> WHAT YOU ARE ASKED TO DO
Transcribe all of the material below word for word and leave out its pictures.

> MATERIAL
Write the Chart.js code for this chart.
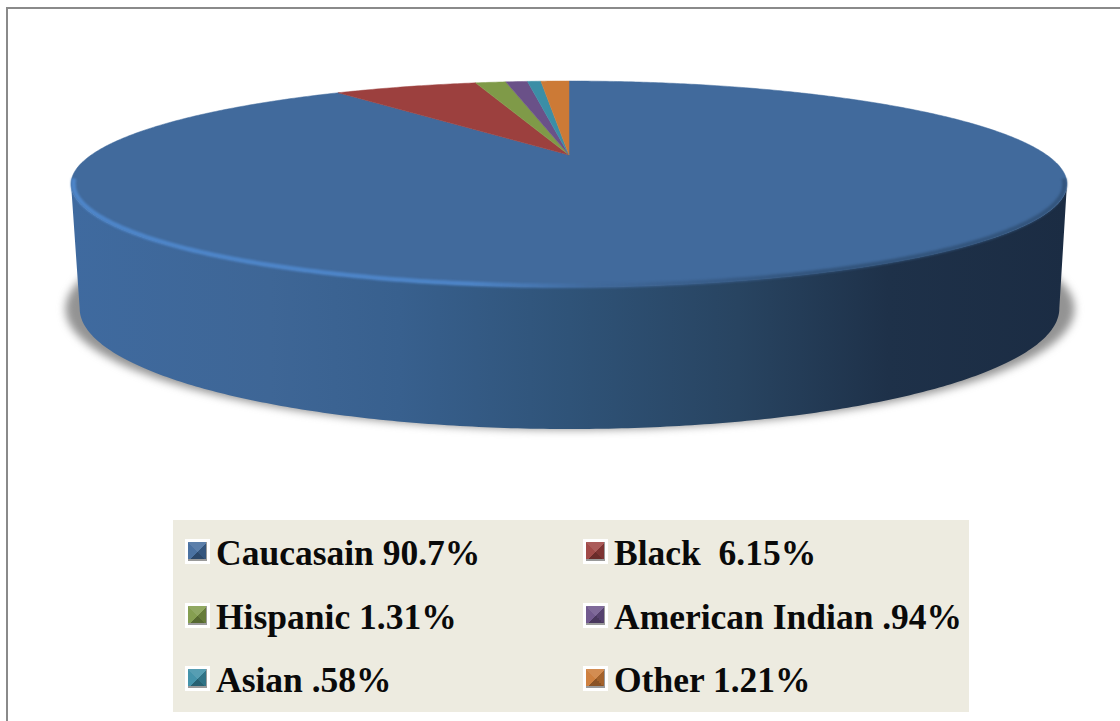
<!DOCTYPE html>
<html>
<head>
<meta charset="utf-8">
<script src="https://cdn.jsdelivr.net/npm/chart.js@4"></script>
<style>
  html, body { margin: 0; padding: 0; background: #fff; overflow: hidden; }
  #wrap { position: relative; width: 1120px; height: 721px; }
  #frame { position: absolute; left: 6px; top: 7px; width: 1114px; height: 714px; border-left: 2px solid #8a8a8a; border-top: 2px solid #8a8a8a; box-sizing: border-box; }
  #pie { position: absolute; left: 0; top: 0; }
  #legend { position: absolute; left: 173px; top: 520px; width: 796px; height: 192px; background: #edebe0; }
  .item { position: absolute; height: 40px; font: bold 35.5px "Liberation Serif", serif; color: #0a0a0a; white-space: pre; line-height: 40px; }
  .item .box { position: absolute; left: 0; top: 6px; width: 25px; height: 25px; box-sizing: border-box; border: 3px solid #fff; background-clip: padding-box; box-shadow: inset -1px -2px 0 #9a9a9a; }
  .item .txt { position: absolute; left: 31px; top: 0; }
</style>
</head>
<body>
<div id="wrap">
  <div id="frame"></div>
  <canvas id="pie" width="1120" height="721"></canvas>
  <div id="legend"></div>
</div>
<script>
// Datos
const categories = ['Caucasain', 'Black', 'Hispanic', 'American Indian', 'Asian', 'Other'];
const values = [90.7, 6.15, 1.31, 0.94, 0.58, 1.21];
const legendLabels = ['Caucasain 90.7%', 'Black  6.15%', 'Hispanic 1.31%', 'American Indian .94%', 'Asian .58%', 'Other 1.21%'];
const colors = ['#416a9c', '#9c403e', '#7f9a48', '#6a5188', '#3b8ea6', '#cc7a36'];

// Perspectiva del disco: p inclina el círculo, la cara de abajo es más abierta
const p = -0.2816;
const topFace = { cx: 569, cy: 155, rx: 477.8, ry: 94.8 };
const baseFace = { cx: 569.5, cy: 274.5, rx: 470, ry: 111 };

function project(face, a) {
    const u = Math.cos(a), v = Math.sin(a), d = 1 + p * v;
    return [face.cx + face.rx * u / d, face.cy + face.ry * v / d];
}

function tracePath(ctx, face, from, to, move) {
    const steps = Math.max(2, Math.ceil(Math.abs(to - from) / 0.01));
    for (let i = 0; i <= steps; i++) {
        const pt = project(face, from + (to - from) * i / steps);
        if (i === 0 && move) ctx.moveTo(pt[0], pt[1]);
        else ctx.lineTo(pt[0], pt[1]);
    }
}

// Ángulo donde la elipse proyectada es más ancha
const sideAngle = Math.asin(-p);

const disc3d = {
    id: 'disc3d',
    beforeDatasetsDraw(chart) {
        const ctx = chart.ctx;
        const arcs = chart.getDatasetMeta(0).data;

        // Sombra
        ctx.save();
        ctx.filter = 'blur(4px)';
        ctx.fillStyle = 'rgba(105,105,105,0.72)';
        ctx.beginPath();
        tracePath(ctx, { cx: 570, cy: 275, rx: 484, ry: 111 }, 0, Math.PI * 2, true);
        ctx.fill();
        ctx.restore();

        // Pared del disco
        const wall = ctx.createLinearGradient(71, 0, 1067, 0);
        wall.addColorStop(0, '#3f6a9f');
        wall.addColorStop(0.2, '#3e6696');
        wall.addColorStop(0.33, '#38608e');
        wall.addColorStop(0.5, '#2f5378');
        wall.addColorStop(0.67, '#284461');
        wall.addColorStop(0.82, '#1e3149');
        wall.addColorStop(1, '#1b2c43');
        ctx.fillStyle = wall;
        ctx.beginPath();
        tracePath(ctx, topFace, sideAngle, Math.PI - sideAngle, true);
        tracePath(ctx, baseFace, Math.PI - sideAngle, sideAngle, false);
        ctx.closePath();
        ctx.fill();

        // Cara superior con los sectores de Chart.js
        arcs.forEach((arc, i) => {
            ctx.fillStyle = colors[i];
            ctx.strokeStyle = colors[i];
            ctx.lineWidth = 0.5;
            ctx.beginPath();
            ctx.moveTo(topFace.cx, topFace.cy);
            tracePath(ctx, topFace, arc.startAngle, arc.endAngle, false);
            ctx.closePath();
            ctx.fill();
            ctx.stroke();
        });

        // Bisel del borde
        const bevel = ctx.createLinearGradient(71, 0, 1067, 0);
        bevel.addColorStop(0, 'rgba(78,134,202,1)');
        bevel.addColorStop(0.4, 'rgba(78,134,202,0.95)');
        bevel.addColorStop(0.52, 'rgba(65,106,156,1)');
        bevel.addColorStop(0.75, 'rgba(48,80,118,0.8)');
        bevel.addColorStop(1, 'rgba(48,80,118,0.8)');
        ctx.save();
        ctx.filter = 'blur(1.2px)';
        ctx.strokeStyle = bevel;
        ctx.lineWidth = 4.5;
        ctx.lineCap = 'butt';
        ctx.beginPath();
        tracePath(ctx, { cx: 569, cy: 155, rx: 475.5, ry: 94 }, sideAngle - 0.05, Math.PI - sideAngle + 0.05, true);
        ctx.stroke();
        ctx.restore();

        return false;
    }
};

const pieChart = new Chart(document.getElementById('pie').getContext('2d'), {
    type: 'pie',
    data: {
        labels: categories,
        datasets: [{ data: values, backgroundColor: colors, borderWidth: 0 }]
    },
    options: {
        responsive: false,
        animation: false,
        plugins: {
            legend: { display: false },
            tooltip: { enabled: false }
        }
    },
    plugins: [disc3d]
});

// Leyenda
const legend = document.getElementById('legend');
legendLabels.forEach((label, i) => {
    const item = document.createElement('div');
    item.className = 'item';
    item.style.left = (i % 2 ? 410 : 12) + 'px';
    item.style.top = (13 + Math.floor(i / 2) * 63.5) + 'px';
    const box = document.createElement('div');
    box.className = 'box';
    box.style.backgroundColor = colors[i];
    box.style.backgroundImage = 'conic-gradient(from -45deg, rgba(255,255,255,.14) 25%, rgba(0,0,0,.2) 25% 50%, rgba(0,0,0,.32) 50% 75%, rgba(255,255,255,.05) 75%)';
    const txt = document.createElement('div');
    txt.className = 'txt';
    txt.textContent = label;
    item.appendChild(box);
    item.appendChild(txt);
    legend.appendChild(item);
});
</script>
</body>
</html>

> COMPLETE OUTPUT
Write the Chart.js code for this chart.
<!DOCTYPE html>
<html>
<head>
<meta charset="utf-8">
<script src="https://cdn.jsdelivr.net/npm/chart.js@4"></script>
<style>
  html, body { margin: 0; padding: 0; background: #fff; overflow: hidden; }
  #wrap { position: relative; width: 1120px; height: 721px; }
  #frame { position: absolute; left: 6px; top: 7px; width: 1114px; height: 714px; border-left: 2px solid #8a8a8a; border-top: 2px solid #8a8a8a; box-sizing: border-box; }
  #pie { position: absolute; left: 0; top: 0; }
  #legend { position: absolute; left: 173px; top: 520px; width: 796px; height: 192px; background: #edebe0; }
  .item { position: absolute; height: 40px; font: bold 35.5px "Liberation Serif", serif; color: #0a0a0a; white-space: pre; line-height: 40px; }
  .item .box { position: absolute; left: 0; top: 6px; width: 25px; height: 25px; box-sizing: border-box; border: 3px solid #fff; background-clip: padding-box; box-shadow: inset -1px -2px 0 #9a9a9a; }
  .item .txt { position: absolute; left: 31px; top: 0; }
</style>
</head>
<body>
<div id="wrap">
  <div id="frame"></div>
  <canvas id="pie" width="1120" height="721"></canvas>
  <div id="legend"></div>
</div>
<script>
// Datos
const categories = ['Caucasain', 'Black', 'Hispanic', 'American Indian', 'Asian', 'Other'];
const values = [90.7, 6.15, 1.31, 0.94, 0.58, 1.21];
const legendLabels = ['Caucasain 90.7%', 'Black  6.15%', 'Hispanic 1.31%', 'American Indian .94%', 'Asian .58%', 'Other 1.21%'];
const colors = ['#416a9c', '#9c403e', '#7f9a48', '#6a5188', '#3b8ea6', '#cc7a36'];

// Perspectiva del disco: p inclina el círculo, la cara de abajo es más abierta
const p = -0.2816;
const topFace = { cx: 569, cy: 155, rx: 477.8, ry: 94.8 };
const baseFace = { cx: 569.5, cy: 274.5, rx: 470, ry: 111 };

function project(face, a) {
    const u = Math.cos(a), v = Math.sin(a), d = 1 + p * v;
    return [face.cx + face.rx * u / d, face.cy + face.ry * v / d];
}

function tracePath(ctx, face, from, to, move) {
    const steps = Math.max(2, Math.ceil(Math.abs(to - from) / 0.01));
    for (let i = 0; i <= steps; i++) {
        const pt = project(face, from + (to - from) * i / steps);
        if (i === 0 && move) ctx.moveTo(pt[0], pt[1]);
        else ctx.lineTo(pt[0], pt[1]);
    }
}

// Ángulo donde la elipse proyectada es más ancha
const sideAngle = Math.asin(-p);

const disc3d = {
    id: 'disc3d',
    beforeDatasetsDraw(chart) {
        const ctx = chart.ctx;
        const arcs = chart.getDatasetMeta(0).data;

        // Sombra
        ctx.save();
        ctx.filter = 'blur(4px)';
        ctx.fillStyle = 'rgba(105,105,105,0.72)';
        ctx.beginPath();
        tracePath(ctx, { cx: 570, cy: 275, rx: 484, ry: 111 }, 0, Math.PI * 2, true);
        ctx.fill();
        ctx.restore();

        // Pared del disco
        const wall = ctx.createLinearGradient(71, 0, 1067, 0);
        wall.addColorStop(0, '#3f6a9f');
        wall.addColorStop(0.2, '#3e6696');
        wall.addColorStop(0.33, '#38608e');
        wall.addColorStop(0.5, '#2f5378');
        wall.addColorStop(0.67, '#284461');
        wall.addColorStop(0.82, '#1e3149');
        wall.addColorStop(1, '#1b2c43');
        ctx.fillStyle = wall;
        ctx.beginPath();
        tracePath(ctx, topFace, sideAngle, Math.PI - sideAngle, true);
        tracePath(ctx, baseFace, Math.PI - sideAngle, sideAngle, false);
        ctx.closePath();
        ctx.fill();

        // Cara superior con los sectores de Chart.js
        arcs.forEach((arc, i) => {
            ctx.fillStyle = colors[i];
            ctx.strokeStyle = colors[i];
            ctx.lineWidth = 0.5;
            ctx.beginPath();
            ctx.moveTo(topFace.cx, topFace.cy);
            tracePath(ctx, topFace, arc.startAngle, arc.endAngle, false);
            ctx.closePath();
            ctx.fill();
            ctx.stroke();
        });

        // Bisel del borde
        const bevel = ctx.createLinearGradient(71, 0, 1067, 0);
        bevel.addColorStop(0, 'rgba(78,134,202,1)');
        bevel.addColorStop(0.4, 'rgba(78,134,202,0.95)');
        bevel.addColorStop(0.52, 'rgba(65,106,156,1)');
        bevel.addColorStop(0.75, 'rgba(48,80,118,0.8)');
        bevel.addColorStop(1, 'rgba(48,80,118,0.8)');
        ctx.save();
        ctx.filter = 'blur(1.2px)';
        ctx.strokeStyle = bevel;
        ctx.lineWidth = 4.5;
        ctx.lineCap = 'butt';
        ctx.beginPath();
        tracePath(ctx, { cx: 569, cy: 155, rx: 475.5, ry: 94 }, sideAngle - 0.05, Math.PI - sideAngle + 0.05, true);
        ctx.stroke();
        ctx.restore();

        return false;
    }
};

const pieChart = new Chart(document.getElementById('pie').getContext('2d'), {
    type: 'pie',
    data: {
        labels: categories,
        datasets: [{ data: values, backgroundColor: colors, borderWidth: 0 }]
    },
    options: {
        responsive: false,
        animation: false,
        plugins: {
            legend: { display: false },
            tooltip: { enabled: false }
        }
    },
    plugins: [disc3d]
});

// Leyenda
const legend = document.getElementById('legend');
legendLabels.forEach((label, i) => {
    const item = document.createElement('div');
    item.className = 'item';
    item.style.left = (i % 2 ? 410 : 12) + 'px';
    item.style.top = (13 + Math.floor(i / 2) * 63.5) + 'px';
    const box = document.createElement('div');
    box.className = 'box';
    box.style.backgroundColor = colors[i];
    box.style.backgroundImage = 'conic-gradient(from -45deg, rgba(255,255,255,.14) 25%, rgba(0,0,0,.2) 25% 50%, rgba(0,0,0,.32) 50% 75%, rgba(255,255,255,.05) 75%)';
    const txt = document.createElement('div');
    txt.className = 'txt';
    txt.textContent = label;
    item.appendChild(box);
    item.appendChild(txt);
    legend.appendChild(item);
});
</script>
</body>
</html>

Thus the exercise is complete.